The 2026 Project Cargo Playbook: How to Manage Heavy Industrial Moves Without Leaking Margins?
Managing heavy industrial freight in 2026. A 15-year logistics veteran shares the project cargo playbook for securing capacity and avoiding heavy-haul
ByJason Kim · Branch Manager · 15 years in freight forwarding · Los Angeles · Frankfurt · Chicago
If you want to test the true competence of a logistics provider, take them off the standard container route and ask them to move an 80,000-pound piece of out-of-gauge industrial machinery across the Pacific.
In standard FCL (Full Container Load) freight, a mistake might cost you a $300 chassis split fee or a few days of demurrage. In project cargo, a miscalculation in the center of gravity or a missed heavy-haul permit can result in six-figure crane detention bills, dropped cargo, and construction delays that trigger massive liquidated damages.
Right now, the US Gulf—specifically Texas—is seeing a massive boom in industrial manufacturing and infrastructure development. I recently navigated the operational framework for a massive rollout moving over 280 industrial chiller units from South Korea into the Texas market, with shipments scheduled continuously from August 2026 through June 2027.
If you are managing heavy industrial moves, here is the practitioner’s playbook for keeping your cargo safe and your margins intact.
1. The Specification Trap: Trust, but Verify
The single biggest reason project cargo goes wrong is bad data. When you are booking a Flat Rack or Breakbulk vessel, the carrier is planning vessel stowage based on the exact specifications you provide.

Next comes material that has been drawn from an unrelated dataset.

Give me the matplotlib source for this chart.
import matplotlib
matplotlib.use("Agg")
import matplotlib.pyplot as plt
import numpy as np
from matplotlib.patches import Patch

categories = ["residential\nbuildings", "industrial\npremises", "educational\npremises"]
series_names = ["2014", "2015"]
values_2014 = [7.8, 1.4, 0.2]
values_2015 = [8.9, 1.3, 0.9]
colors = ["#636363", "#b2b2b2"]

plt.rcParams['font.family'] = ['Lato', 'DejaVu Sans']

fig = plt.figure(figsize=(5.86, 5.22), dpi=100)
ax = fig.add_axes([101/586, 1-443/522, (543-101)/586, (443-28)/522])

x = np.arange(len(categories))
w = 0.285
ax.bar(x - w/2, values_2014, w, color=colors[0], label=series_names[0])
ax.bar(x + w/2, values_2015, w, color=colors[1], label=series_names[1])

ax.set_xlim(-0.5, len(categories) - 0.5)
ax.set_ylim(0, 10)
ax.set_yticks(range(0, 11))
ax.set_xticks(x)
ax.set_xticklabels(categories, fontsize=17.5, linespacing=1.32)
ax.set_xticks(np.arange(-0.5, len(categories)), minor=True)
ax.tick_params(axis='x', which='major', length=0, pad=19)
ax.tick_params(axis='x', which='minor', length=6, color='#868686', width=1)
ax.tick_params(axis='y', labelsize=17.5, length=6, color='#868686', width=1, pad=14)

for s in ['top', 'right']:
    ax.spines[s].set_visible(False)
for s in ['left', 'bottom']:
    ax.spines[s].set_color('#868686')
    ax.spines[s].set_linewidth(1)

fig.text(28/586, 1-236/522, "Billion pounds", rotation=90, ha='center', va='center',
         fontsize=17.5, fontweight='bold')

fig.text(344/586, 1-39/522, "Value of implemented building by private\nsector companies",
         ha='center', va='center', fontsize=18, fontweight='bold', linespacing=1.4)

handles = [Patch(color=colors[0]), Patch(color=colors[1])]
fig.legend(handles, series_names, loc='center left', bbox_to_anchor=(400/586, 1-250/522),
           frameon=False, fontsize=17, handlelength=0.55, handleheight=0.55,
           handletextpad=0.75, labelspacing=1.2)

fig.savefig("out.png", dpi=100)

Never blindly trust the commercial invoice. You must separate your compliance data from your engineering data. The Material Safety Data Sheets (MSDS) will cover the hazardous refrigerants, but you need the formal Technical Drawings and engineered Lifting Plans to verify the lifting points and the precise center of gravity. Furthermore, if your manufacturer in South Korea lists the chiller unit as 110 inches wide, but they added 4 inches of protective crating that wasn't on the spec sheet, that cargo will be rejected at the terminal gate for exceeding the booked footprint. Always book based on the crated, transport-ready dimensions, not the bare product specs.
2. Securing Long-Term Capacity in a Volatile Market
When you are managing a project that spans across multiple quarters, you cannot rely on the spot market. Spot rates for specialized equipment like Open Tops or Flat Racks are incredibly volatile, and the equipment itself is often completely unavailable at origin ports during peak season.

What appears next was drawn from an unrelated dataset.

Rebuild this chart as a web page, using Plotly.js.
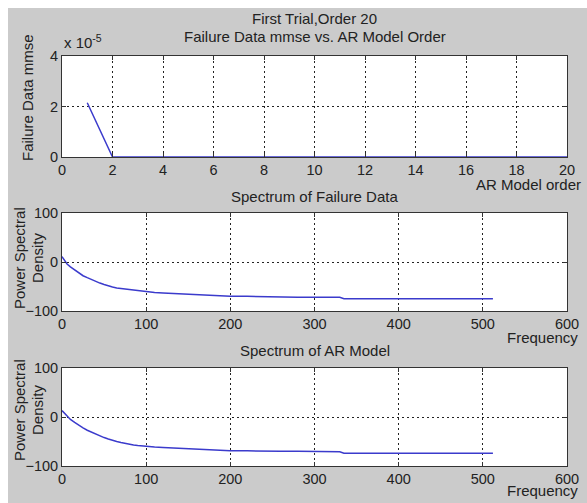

You need to negotiate a fixed-validity contract with the carrier specifically for the project volume. Provide them with a strict monthly shipping schedule. Carriers love predictable, forecasted volume. By guaranteeing them a steady flow of units every month, you can often secure priority equipment release and avoid the "Net/Net" rate spikes that plague spot buyers.
3. The Texas "Last Mile" Bottleneck
Getting your heavy equipment across the ocean is only half the battle; the "last mile" is where margins bleed out. The infrastructure around Gulf Coast ports is handling unprecedented volume in 2026.

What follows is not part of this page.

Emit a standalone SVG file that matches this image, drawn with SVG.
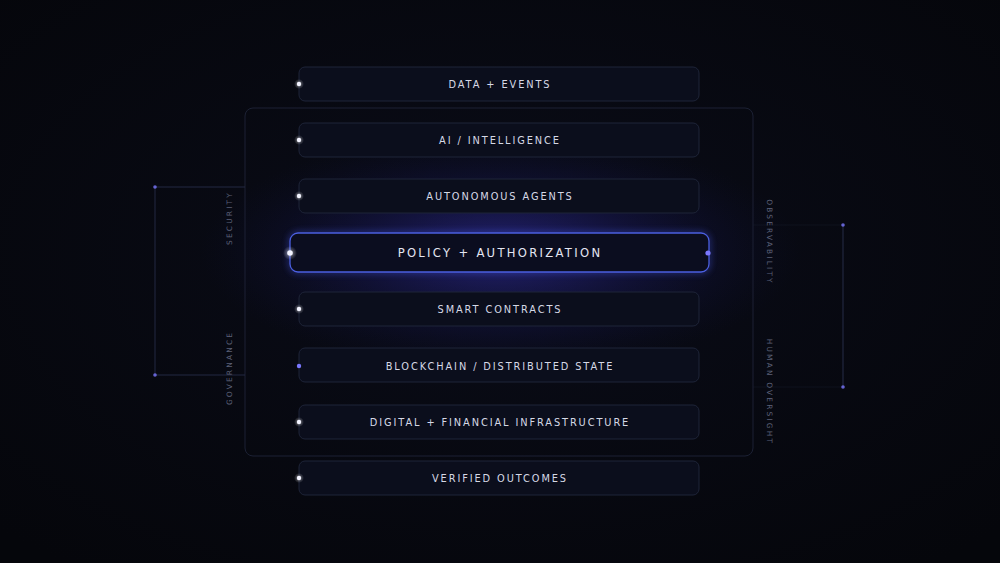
<svg xmlns="http://www.w3.org/2000/svg" width="1000" height="563" viewBox="0 0 1000 563">
<defs>
<radialGradient id="bg" cx="0.5" cy="0.45" r="0.7">
<stop offset="0" stop-color="#0a0c18"/>
<stop offset="1" stop-color="#05060b"/>
</radialGradient>
<radialGradient id="glow" cx="0.5" cy="0.5" r="0.5">
<stop offset="0" stop-color="#3b36c0" stop-opacity="0.55"/>
<stop offset="0.5" stop-color="#26238e" stop-opacity="0.25"/>
<stop offset="1" stop-color="#101450" stop-opacity="0"/>
</radialGradient>
<radialGradient id="dotglow" cx="0.5" cy="0.5" r="0.5">
<stop offset="0" stop-color="#ffffff" stop-opacity="0.5"/>
<stop offset="1" stop-color="#ffffff" stop-opacity="0"/>
</radialGradient>
<filter id="blur" x="-20%" y="-50%" width="140%" height="200%"><feGaussianBlur stdDeviation="3"/></filter>
</defs>
<style>
.bar{fill:#0b0e1c;stroke:#1e2438;stroke-width:1}
.lbl{font-family:"DejaVu Sans",sans-serif;font-size:9.8px;letter-spacing:1.9px;fill:#d6d9e6;text-anchor:middle;dominant-baseline:central}
.big{font-size:11.6px;letter-spacing:2.3px;fill:#e4e6f2}
.side{font-family:"DejaVu Sans",sans-serif;font-size:7.4px;letter-spacing:2.2px;fill:#5c6178;text-anchor:middle;dominant-baseline:central}
.dot{fill:#f2f3ff}
.pdot{fill:#7b78ff}
.line{stroke:#1c2134;stroke-width:1;fill:none}
.bline{stroke:#232943;stroke-width:1;fill:none}
</style>
<rect width="1000" height="563" fill="url(#bg)"/>
<ellipse cx="500" cy="252" rx="300" ry="120" fill="url(#glow)"/>

<g id="frame">
<rect x="245" y="108" width="508" height="348" rx="8" class="line"/>
</g>

<g id="connectors">
<path d="M245 187 H155 V375 H245" class="bline"/>
<path d="M753 225 H843 V387 H753" class="line" stroke-opacity="0.35"/>
<path d="M843 225 V387" class="bline"/>
<circle cx="155" cy="187" r="1.8" class="pdot" opacity="0.8"/>
<circle cx="155" cy="375" r="1.8" class="pdot" opacity="0.8"/>
<circle cx="843" cy="225" r="1.8" class="pdot" opacity="0.8"/>
<circle cx="843" cy="387" r="1.8" class="pdot" opacity="0.8"/>
</g>

<g id="side-labels">
<text class="side" transform="translate(229 218) rotate(-90)">SECURITY</text>
<text class="side" transform="translate(229 368) rotate(-90)">GOVERNANCE</text>
<text class="side" transform="translate(769 242) rotate(90)">OBSERVABILITY</text>
<text class="side" transform="translate(769 392) rotate(90)">HUMAN OVERSIGHT</text>
</g>

<g id="data-events">
<rect x="299" y="67" width="400" height="34" rx="6" class="bar"/>
<circle cx="299" cy="84" r="5" fill="url(#dotglow)"/><circle cx="299" cy="84" r="2.2" class="dot"/>
<text x="500" y="84" class="lbl">DATA + EVENTS</text>
</g>
<g id="ai-intelligence">
<rect x="299" y="123" width="400" height="34" rx="6" class="bar"/>
<circle cx="299" cy="140" r="5" fill="url(#dotglow)"/><circle cx="299" cy="140" r="2.2" class="dot"/>
<text x="500" y="140" class="lbl">AI / INTELLIGENCE</text>
</g>
<g id="autonomous-agents">
<rect x="299" y="179" width="400" height="34" rx="6" class="bar"/>
<circle cx="299" cy="196" r="5" fill="url(#dotglow)"/><circle cx="299" cy="196" r="2.2" class="dot"/>
<text x="500" y="196" class="lbl">AUTONOMOUS AGENTS</text>
</g>
<g id="policy">
<rect x="290" y="233" width="419" height="39" rx="8" fill="none" stroke="#4e63ff" stroke-width="3" opacity="0.5" filter="url(#blur)"/>
<rect x="290" y="233" width="419" height="39" rx="8" fill="#0b0d1f" stroke="#4b5fe0" stroke-width="1.3"/>
<circle cx="290" cy="253" r="7" fill="url(#dotglow)"/><circle cx="290" cy="253" r="2.8" class="dot"/>
<circle cx="708" cy="253" r="2.6" class="pdot"/>
<text x="500" y="253" class="lbl big">POLICY + AUTHORIZATION</text>
</g>
<g id="smart-contracts">
<rect x="299" y="292" width="400" height="34" rx="6" class="bar"/>
<circle cx="299" cy="309" r="5" fill="url(#dotglow)"/><circle cx="299" cy="309" r="2.2" class="dot"/>
<text x="500" y="309" class="lbl">SMART CONTRACTS</text>
</g>
<g id="blockchain">
<rect x="299" y="348" width="400" height="34" rx="6" class="bar"/>
<circle cx="299" cy="366" r="2.2" class="pdot"/>
<text x="500" y="366" class="lbl">BLOCKCHAIN / DISTRIBUTED STATE</text>
</g>
<g id="digital-financial">
<rect x="299" y="405" width="400" height="34" rx="6" class="bar"/>
<circle cx="299" cy="422" r="5" fill="url(#dotglow)"/><circle cx="299" cy="422" r="2.2" class="dot"/>
<text x="500" y="422" class="lbl">DIGITAL + FINANCIAL INFRASTRUCTURE</text>
</g>
<g id="verified-outcomes">
<rect x="299" y="461" width="400" height="34" rx="6" class="bar" stroke="#262c44"/>
<circle cx="299" cy="478" r="5" fill="url(#dotglow)"/><circle cx="299" cy="478" r="2.2" class="dot"/>
<text x="500" y="478" class="lbl">VERIFIED OUTCOMES</text>
</g>
</svg>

Moving a massive industrial chiller from the Port of Houston to a construction site in inland Texas isn't just a matter of hiring a standard truck. It requires:
- Specialized Axle Configurations: To legally distribute the 80,000+ pounds across state highways (often requiring 9-axle or 13-axle setups).
- State and County Permits: The Texas Department of Transportation (TxDOT) requires specific oversize/overweight (OS/OW) routing permits, which can take weeks to secure for super-heavy loads.
- Civilian Escorts and Route Surveys: For extreme out-of-gauge moves, you must pay for pilot cars and sometimes physically survey the route to ensure bridge weight limits and power line clearances aren't an issue.
If your forwarder doesn't have the heavy-haul trucker lined up and permitted before the vessel docks, your cargo will sit at the port racking up thousands of dollars a day in specialized storage fees.
The TradeEdge Takeaway: Project cargo does not forgive reactive management. You must engineer the entire move from the destination backward. Secure your TxDOT heavy-haul permits and route surveys before the cargo ever leaves Asia, and treat your technical drawings as binding legal documents.